◆ Goal of the exercise:
Among the entries below, which lines run from the line with "Give me the TikZ source for this diagram." through the line with "(out) at (1897,365);"? Retype those, both ends included, exactly and without pictures.

◆ Given records:
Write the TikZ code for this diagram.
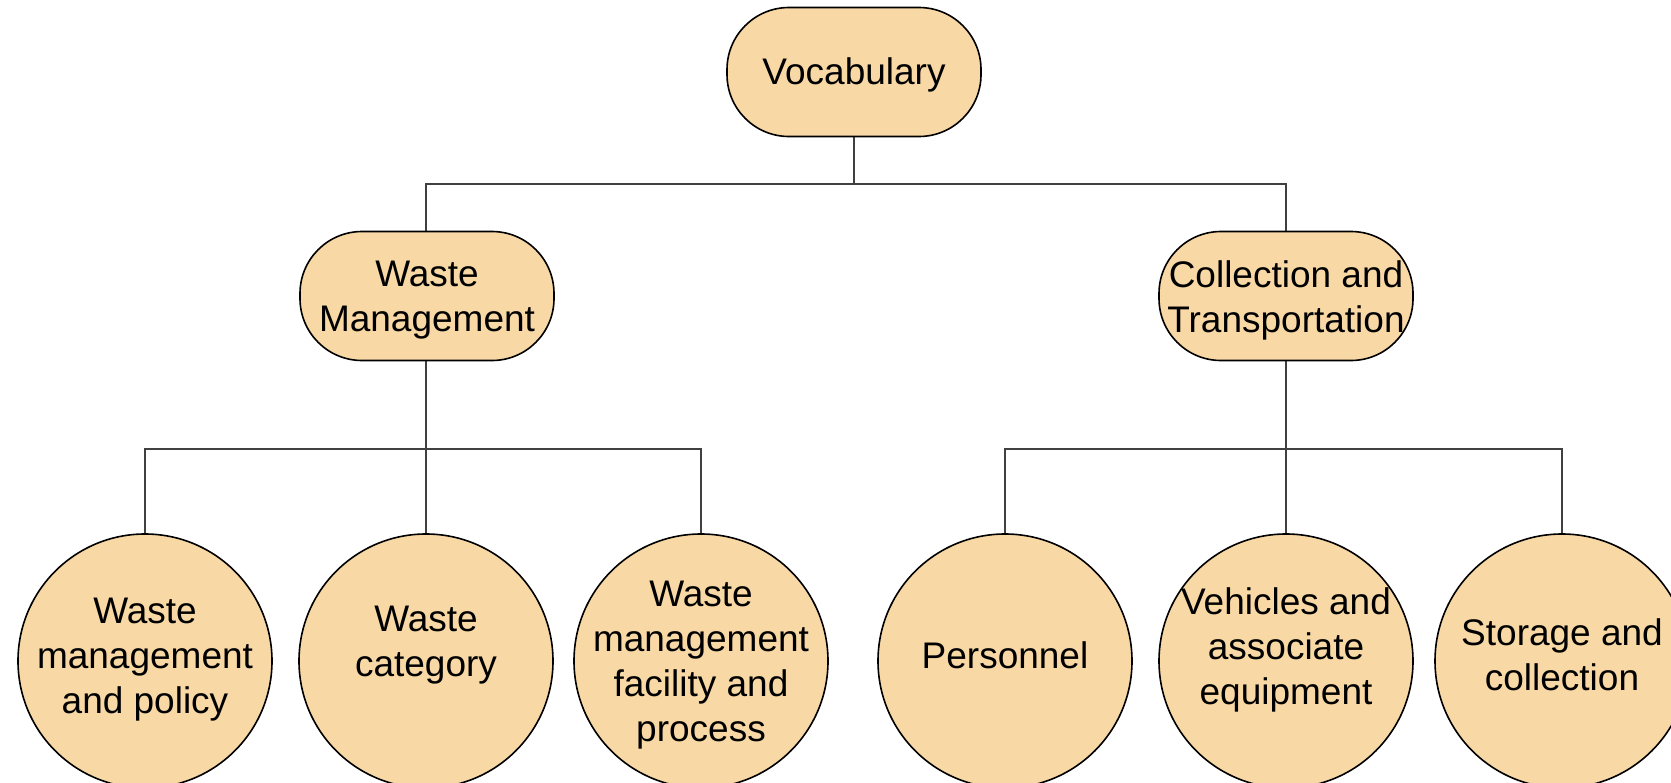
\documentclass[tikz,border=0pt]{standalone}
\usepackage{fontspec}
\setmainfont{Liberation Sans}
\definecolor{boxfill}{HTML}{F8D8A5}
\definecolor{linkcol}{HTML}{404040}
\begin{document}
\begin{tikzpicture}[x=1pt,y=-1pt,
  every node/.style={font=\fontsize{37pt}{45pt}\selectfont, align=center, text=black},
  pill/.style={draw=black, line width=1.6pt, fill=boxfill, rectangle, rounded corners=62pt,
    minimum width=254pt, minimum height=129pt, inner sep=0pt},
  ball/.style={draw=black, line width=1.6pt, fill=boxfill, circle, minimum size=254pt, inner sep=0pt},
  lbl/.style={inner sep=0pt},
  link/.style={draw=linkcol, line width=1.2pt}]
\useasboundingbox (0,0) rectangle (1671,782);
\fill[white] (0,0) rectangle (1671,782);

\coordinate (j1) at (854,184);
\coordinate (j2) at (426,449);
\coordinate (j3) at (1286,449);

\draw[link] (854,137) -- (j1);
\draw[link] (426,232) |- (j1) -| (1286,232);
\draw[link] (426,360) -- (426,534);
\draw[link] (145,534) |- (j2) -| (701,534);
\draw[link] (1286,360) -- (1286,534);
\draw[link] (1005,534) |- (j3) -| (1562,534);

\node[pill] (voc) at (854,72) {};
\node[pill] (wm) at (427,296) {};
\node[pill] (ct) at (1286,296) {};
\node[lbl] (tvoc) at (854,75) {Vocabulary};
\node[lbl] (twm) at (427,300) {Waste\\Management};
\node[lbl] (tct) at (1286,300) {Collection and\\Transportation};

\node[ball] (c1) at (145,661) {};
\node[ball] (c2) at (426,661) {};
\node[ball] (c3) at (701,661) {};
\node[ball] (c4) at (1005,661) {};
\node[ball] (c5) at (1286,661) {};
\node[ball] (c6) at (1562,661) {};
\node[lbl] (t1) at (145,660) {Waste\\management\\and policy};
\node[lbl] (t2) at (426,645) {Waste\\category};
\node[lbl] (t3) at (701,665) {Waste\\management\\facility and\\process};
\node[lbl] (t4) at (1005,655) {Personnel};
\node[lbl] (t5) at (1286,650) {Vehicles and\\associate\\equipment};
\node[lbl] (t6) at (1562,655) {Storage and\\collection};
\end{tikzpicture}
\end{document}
---
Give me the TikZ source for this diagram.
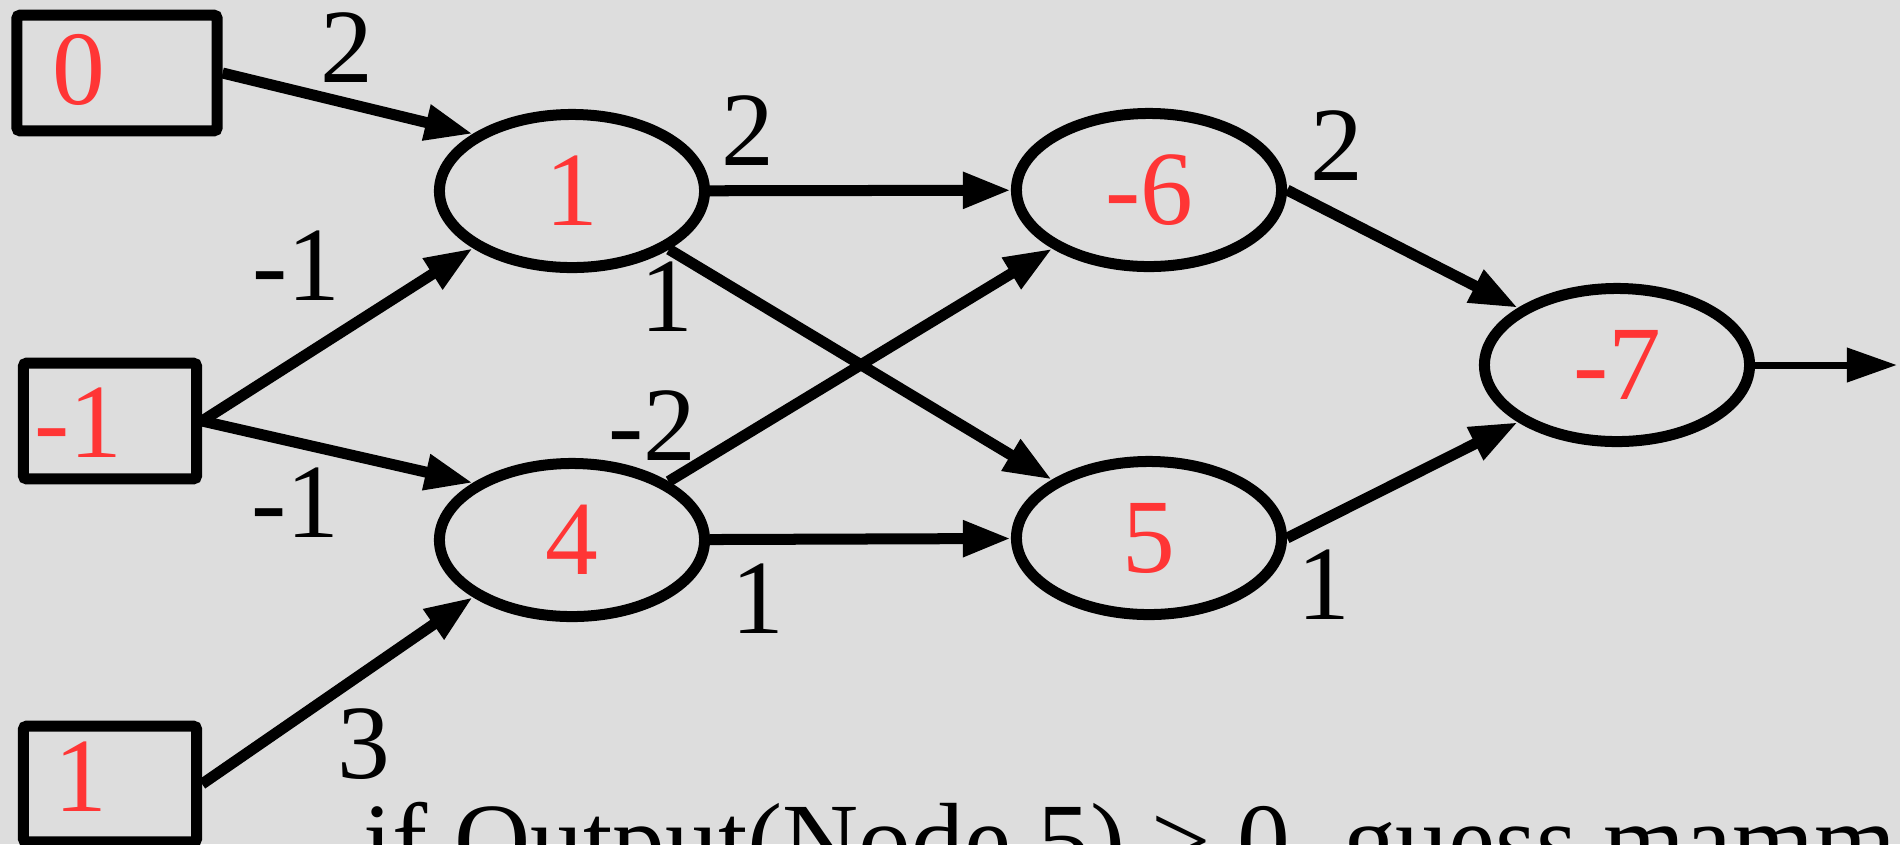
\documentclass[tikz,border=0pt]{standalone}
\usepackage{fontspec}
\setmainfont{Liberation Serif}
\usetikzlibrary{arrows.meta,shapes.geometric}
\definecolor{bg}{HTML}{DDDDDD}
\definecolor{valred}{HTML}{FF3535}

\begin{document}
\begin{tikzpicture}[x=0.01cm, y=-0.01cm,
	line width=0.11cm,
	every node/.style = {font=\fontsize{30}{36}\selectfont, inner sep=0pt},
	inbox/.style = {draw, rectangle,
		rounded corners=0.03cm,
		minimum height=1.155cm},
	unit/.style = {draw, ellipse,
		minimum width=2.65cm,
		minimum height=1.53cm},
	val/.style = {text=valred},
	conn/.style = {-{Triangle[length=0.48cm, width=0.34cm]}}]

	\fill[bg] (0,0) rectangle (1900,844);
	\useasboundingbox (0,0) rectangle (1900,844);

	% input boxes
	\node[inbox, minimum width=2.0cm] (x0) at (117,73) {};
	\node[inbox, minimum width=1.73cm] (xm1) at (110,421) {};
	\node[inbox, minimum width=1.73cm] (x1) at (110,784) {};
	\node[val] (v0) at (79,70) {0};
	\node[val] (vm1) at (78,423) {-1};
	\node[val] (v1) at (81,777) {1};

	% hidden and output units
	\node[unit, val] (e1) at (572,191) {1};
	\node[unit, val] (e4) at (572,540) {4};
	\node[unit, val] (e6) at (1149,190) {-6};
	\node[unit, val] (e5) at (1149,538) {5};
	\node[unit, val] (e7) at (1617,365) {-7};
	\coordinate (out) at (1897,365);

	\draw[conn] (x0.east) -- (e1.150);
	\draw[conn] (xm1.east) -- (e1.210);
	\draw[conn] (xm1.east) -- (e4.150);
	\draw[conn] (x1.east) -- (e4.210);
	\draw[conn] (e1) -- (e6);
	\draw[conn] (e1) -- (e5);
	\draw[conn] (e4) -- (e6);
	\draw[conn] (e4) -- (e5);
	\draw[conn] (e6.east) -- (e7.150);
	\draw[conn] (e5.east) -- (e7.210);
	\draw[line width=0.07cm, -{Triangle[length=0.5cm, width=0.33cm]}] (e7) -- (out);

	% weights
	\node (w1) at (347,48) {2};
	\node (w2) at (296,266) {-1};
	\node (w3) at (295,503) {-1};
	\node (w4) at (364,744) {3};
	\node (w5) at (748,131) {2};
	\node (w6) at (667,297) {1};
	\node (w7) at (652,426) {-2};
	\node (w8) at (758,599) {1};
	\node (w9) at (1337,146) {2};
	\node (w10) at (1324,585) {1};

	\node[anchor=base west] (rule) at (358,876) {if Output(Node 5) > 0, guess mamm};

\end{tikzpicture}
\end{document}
---
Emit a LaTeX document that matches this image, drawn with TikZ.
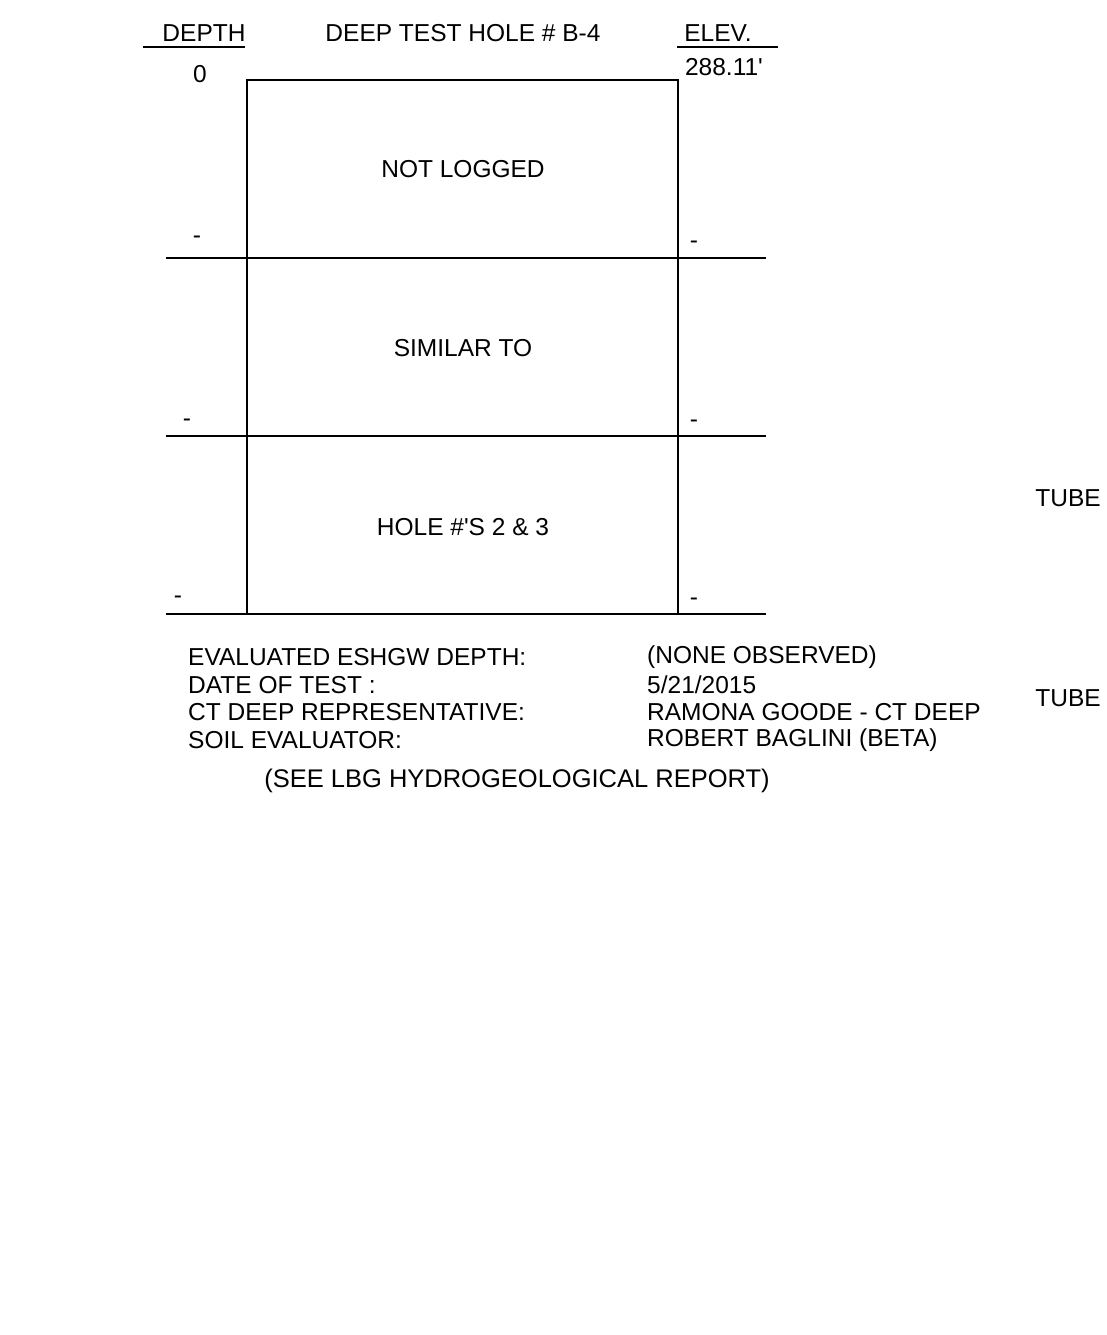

◆ Exercise output:
Give me the TikZ source for this diagram.
\documentclass[tikz,border=0pt]{standalone}
\usepackage{fontspec}
\setmainfont{Liberation Serif}
\usetikzlibrary{arrows.meta,shapes.geometric}
\definecolor{bg}{HTML}{DDDDDD}
\definecolor{valred}{HTML}{FF3535}

\begin{document}
\begin{tikzpicture}[x=0.01cm, y=-0.01cm,
	line width=0.11cm,
	every node/.style = {font=\fontsize{30}{36}\selectfont, inner sep=0pt},
	inbox/.style = {draw, rectangle,
		rounded corners=0.03cm,
		minimum height=1.155cm},
	unit/.style = {draw, ellipse,
		minimum width=2.65cm,
		minimum height=1.53cm},
	val/.style = {text=valred},
	conn/.style = {-{Triangle[length=0.48cm, width=0.34cm]}}]

	\fill[bg] (0,0) rectangle (1900,844);
	\useasboundingbox (0,0) rectangle (1900,844);

	% input boxes
	\node[inbox, minimum width=2.0cm] (x0) at (117,73) {};
	\node[inbox, minimum width=1.73cm] (xm1) at (110,421) {};
	\node[inbox, minimum width=1.73cm] (x1) at (110,784) {};
	\node[val] (v0) at (79,70) {0};
	\node[val] (vm1) at (78,423) {-1};
	\node[val] (v1) at (81,777) {1};

	% hidden and output units
	\node[unit, val] (e1) at (572,191) {1};
	\node[unit, val] (e4) at (572,540) {4};
	\node[unit, val] (e6) at (1149,190) {-6};
	\node[unit, val] (e5) at (1149,538) {5};
	\node[unit, val] (e7) at (1617,365) {-7};
	\coordinate (out) at (1897,365);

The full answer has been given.